__EXERCISE GOAL__
Extract every line where the string "chart" appears.

__DATA FOR PROCESSING__

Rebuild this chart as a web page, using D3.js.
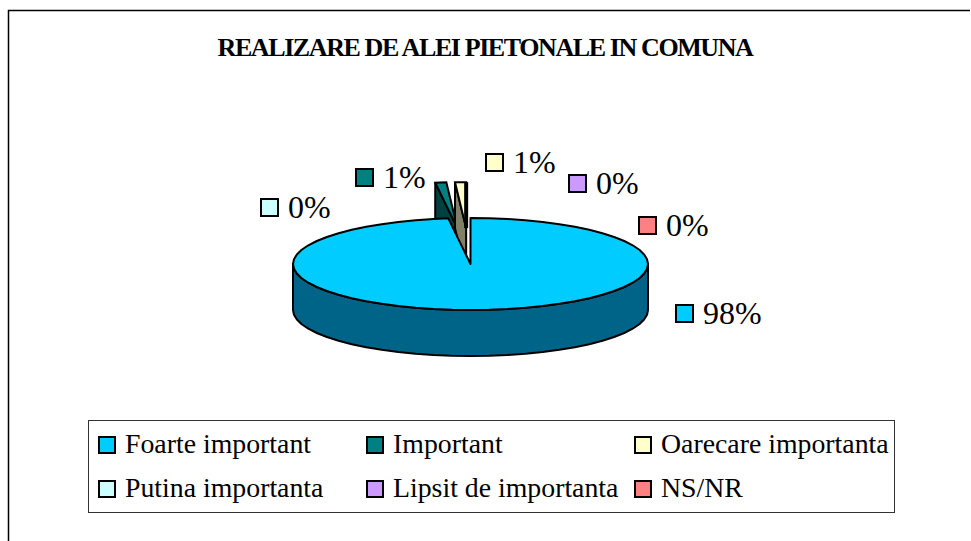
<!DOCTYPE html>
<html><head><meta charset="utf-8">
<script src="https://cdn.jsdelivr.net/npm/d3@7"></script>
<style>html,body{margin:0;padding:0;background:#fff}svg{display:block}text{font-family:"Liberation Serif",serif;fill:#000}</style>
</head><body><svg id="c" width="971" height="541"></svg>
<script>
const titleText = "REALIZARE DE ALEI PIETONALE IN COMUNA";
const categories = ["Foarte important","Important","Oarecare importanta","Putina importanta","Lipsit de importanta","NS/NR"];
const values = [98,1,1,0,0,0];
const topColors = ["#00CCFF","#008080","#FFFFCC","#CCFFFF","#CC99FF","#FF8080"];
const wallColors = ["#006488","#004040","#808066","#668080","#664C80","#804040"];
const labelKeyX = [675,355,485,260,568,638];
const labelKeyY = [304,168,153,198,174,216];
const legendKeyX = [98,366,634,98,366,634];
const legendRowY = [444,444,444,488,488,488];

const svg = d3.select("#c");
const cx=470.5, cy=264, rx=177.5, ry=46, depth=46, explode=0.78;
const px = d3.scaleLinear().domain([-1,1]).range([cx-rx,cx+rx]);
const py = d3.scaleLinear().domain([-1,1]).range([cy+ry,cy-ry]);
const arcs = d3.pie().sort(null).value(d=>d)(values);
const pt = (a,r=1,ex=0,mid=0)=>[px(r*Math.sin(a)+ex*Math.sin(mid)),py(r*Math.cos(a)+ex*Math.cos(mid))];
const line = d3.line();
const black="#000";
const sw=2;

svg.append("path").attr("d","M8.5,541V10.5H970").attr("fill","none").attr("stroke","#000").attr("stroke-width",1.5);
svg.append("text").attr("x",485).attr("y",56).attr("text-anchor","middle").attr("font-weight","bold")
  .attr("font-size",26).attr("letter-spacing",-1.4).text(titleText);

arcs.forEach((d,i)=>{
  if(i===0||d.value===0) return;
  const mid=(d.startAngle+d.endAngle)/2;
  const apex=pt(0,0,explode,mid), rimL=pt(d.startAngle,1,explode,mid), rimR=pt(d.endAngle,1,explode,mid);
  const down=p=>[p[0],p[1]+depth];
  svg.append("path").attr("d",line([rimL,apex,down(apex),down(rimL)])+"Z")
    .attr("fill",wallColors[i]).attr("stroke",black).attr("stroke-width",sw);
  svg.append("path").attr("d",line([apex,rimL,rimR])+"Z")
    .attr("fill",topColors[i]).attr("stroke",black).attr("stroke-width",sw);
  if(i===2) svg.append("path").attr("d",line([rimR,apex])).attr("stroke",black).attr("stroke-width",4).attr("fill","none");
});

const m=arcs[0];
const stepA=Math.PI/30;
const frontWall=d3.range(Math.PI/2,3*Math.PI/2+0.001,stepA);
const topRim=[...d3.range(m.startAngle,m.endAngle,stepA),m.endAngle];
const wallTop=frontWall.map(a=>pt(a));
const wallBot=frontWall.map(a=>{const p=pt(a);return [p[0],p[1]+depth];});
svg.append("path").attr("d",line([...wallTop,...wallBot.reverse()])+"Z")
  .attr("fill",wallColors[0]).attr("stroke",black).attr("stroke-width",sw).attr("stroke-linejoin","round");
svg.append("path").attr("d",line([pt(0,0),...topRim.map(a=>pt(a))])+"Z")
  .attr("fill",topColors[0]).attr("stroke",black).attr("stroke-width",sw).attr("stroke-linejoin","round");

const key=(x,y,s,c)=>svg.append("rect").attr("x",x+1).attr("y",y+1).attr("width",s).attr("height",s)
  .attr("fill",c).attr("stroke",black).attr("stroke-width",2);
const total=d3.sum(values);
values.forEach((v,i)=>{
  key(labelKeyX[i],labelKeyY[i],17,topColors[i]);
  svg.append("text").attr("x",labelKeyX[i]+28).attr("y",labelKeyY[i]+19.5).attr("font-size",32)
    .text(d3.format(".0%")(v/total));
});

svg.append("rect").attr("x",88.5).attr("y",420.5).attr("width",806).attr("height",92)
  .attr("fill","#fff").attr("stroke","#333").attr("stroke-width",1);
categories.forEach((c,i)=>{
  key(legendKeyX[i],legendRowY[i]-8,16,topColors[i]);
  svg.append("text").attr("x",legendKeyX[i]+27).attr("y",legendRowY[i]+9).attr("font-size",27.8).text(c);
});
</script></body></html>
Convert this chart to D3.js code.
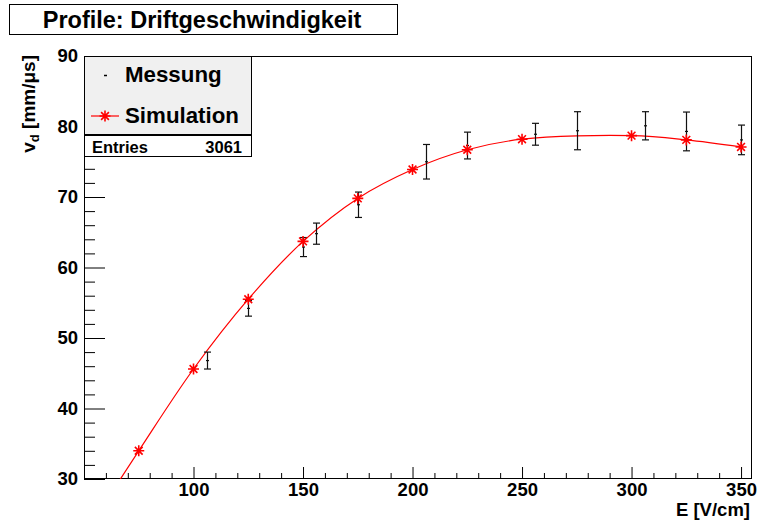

__FINISHED ANSWER__
Rebuild this chart as a web page, using D3.js.
Convert this chart to D3.js code.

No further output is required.